The people are New Yorkers, politically correct, shallow enough to be oh-so-sensitive and they attach importance to the most remarkably unremarkable bits of clothing and jewelry and shifts of weather and scents.   The details are held up and examined.

But even as unsympathetic as the characters are, I kept reading.  Why?  It’s like a baseball smashing through your window.  All you really need to do is clean up the glass and have the windowpane replaced, right?  For humans, that’s not nearly enough.  We want to know the whole flipping story! Whose ball is it?  And most of all, who’s the bastard who didn’t fess up?

I readily admit that normally after a first few pages of a book like this, I would have slammed it closed and tossed it across the room, irate that the author(s) had wasted my time.

But, instead I read on.  I had to face it, that I was in some inner way thrilled by the exacting perversity of people I wouldn’t have spent five minutes alone with.  They seem normal, yet creepy.  The kind of people who may speak kindly and be impeccably dressed, yet you wouldn’t be surprised to find them drinking directly from a fifty dollar bottle of wine, while they used pliers to pinch the heads off rats.

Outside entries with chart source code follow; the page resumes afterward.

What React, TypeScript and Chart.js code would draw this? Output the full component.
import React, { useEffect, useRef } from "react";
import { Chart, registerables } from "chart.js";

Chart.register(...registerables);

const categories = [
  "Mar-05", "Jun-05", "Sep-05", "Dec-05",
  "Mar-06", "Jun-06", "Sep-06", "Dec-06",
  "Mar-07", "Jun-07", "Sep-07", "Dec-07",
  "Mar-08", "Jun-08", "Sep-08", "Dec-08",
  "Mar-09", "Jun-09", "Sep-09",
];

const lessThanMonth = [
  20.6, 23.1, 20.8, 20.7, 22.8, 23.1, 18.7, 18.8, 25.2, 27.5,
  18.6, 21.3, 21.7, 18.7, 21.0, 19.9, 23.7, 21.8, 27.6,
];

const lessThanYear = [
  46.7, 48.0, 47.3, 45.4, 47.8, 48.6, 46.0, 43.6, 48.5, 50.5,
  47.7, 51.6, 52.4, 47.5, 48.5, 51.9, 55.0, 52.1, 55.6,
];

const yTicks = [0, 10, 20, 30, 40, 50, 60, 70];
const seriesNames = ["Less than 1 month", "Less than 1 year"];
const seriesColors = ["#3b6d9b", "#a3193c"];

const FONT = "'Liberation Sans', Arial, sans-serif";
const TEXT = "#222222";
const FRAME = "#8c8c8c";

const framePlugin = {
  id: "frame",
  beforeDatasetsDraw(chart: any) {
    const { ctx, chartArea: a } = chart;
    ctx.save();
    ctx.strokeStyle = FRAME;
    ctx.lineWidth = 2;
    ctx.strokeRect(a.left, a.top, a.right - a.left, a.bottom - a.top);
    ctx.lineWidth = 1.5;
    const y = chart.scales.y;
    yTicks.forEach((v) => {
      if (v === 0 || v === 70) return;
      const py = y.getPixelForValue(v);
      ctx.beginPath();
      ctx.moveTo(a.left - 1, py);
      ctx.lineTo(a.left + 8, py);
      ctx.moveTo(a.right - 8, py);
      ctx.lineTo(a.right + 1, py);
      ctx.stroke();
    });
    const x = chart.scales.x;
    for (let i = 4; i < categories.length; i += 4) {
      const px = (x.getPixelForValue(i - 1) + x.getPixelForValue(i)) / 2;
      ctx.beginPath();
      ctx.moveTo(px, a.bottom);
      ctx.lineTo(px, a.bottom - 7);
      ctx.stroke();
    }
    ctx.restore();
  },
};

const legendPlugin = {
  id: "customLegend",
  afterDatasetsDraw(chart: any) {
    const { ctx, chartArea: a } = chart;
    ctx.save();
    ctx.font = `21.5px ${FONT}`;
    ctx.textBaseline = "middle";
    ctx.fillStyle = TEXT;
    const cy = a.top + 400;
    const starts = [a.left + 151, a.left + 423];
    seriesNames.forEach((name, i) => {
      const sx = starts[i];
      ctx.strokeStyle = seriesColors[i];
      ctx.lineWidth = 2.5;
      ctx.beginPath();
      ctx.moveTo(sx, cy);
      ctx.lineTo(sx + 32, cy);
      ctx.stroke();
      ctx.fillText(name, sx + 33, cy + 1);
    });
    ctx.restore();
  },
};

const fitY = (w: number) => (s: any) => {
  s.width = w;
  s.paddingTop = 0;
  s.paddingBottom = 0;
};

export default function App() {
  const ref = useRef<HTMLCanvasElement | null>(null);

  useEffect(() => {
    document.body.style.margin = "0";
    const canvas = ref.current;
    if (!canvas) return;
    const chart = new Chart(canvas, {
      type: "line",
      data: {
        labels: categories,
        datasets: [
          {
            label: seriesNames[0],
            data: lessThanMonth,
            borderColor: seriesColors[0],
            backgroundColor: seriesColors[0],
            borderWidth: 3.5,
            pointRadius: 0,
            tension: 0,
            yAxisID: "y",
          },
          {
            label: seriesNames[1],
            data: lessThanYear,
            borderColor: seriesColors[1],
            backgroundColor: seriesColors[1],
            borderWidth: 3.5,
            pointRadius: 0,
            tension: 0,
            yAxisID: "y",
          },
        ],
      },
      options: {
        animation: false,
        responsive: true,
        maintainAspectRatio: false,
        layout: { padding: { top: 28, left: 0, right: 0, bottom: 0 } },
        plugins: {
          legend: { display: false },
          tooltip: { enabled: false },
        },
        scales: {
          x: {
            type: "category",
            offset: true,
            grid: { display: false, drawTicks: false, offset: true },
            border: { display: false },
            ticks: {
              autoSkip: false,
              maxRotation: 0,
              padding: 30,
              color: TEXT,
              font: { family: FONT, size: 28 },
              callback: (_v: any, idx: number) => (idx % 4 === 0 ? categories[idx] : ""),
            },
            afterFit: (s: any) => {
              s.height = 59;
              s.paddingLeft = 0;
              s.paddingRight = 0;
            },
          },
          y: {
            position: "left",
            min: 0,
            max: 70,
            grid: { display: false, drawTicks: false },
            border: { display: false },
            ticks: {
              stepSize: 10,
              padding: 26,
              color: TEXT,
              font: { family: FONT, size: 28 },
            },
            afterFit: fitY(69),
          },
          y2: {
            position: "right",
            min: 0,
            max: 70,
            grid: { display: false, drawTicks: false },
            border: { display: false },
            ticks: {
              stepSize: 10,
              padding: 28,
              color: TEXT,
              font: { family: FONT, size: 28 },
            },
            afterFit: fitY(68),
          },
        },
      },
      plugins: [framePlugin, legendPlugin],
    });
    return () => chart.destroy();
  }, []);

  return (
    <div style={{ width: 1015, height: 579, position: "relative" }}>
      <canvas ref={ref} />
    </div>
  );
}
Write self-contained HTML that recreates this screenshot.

Want to find a character to like?  Look somewhere else. These folks seem to all have secrets you may not want to know about.  But, I’m curious. Always.  Did curiosity really kill the cat!  Nine freaking times?  How about dogs?  Does curiosity kill them too?

Along the way, the plot comes together.  But, maybe not.  Maybe it’s unraveling.  You find yourself saying , “Ah, now I’ve got it.”  NO, you don’t.  Shreds of evidence are starting to feel like splinters embedded in your fingertips.

I turned pages faster than a mother of triplets changes diapers.  And, the last two or three dozen pages were a breathless sprint!

I found myself thinking, I really do not like these characters!  Maybe I kept reading because I like revenge, or maybe I’m just a curious cat.

1 comment:

  1. Nice review. Can't decide if I want to read the book or not.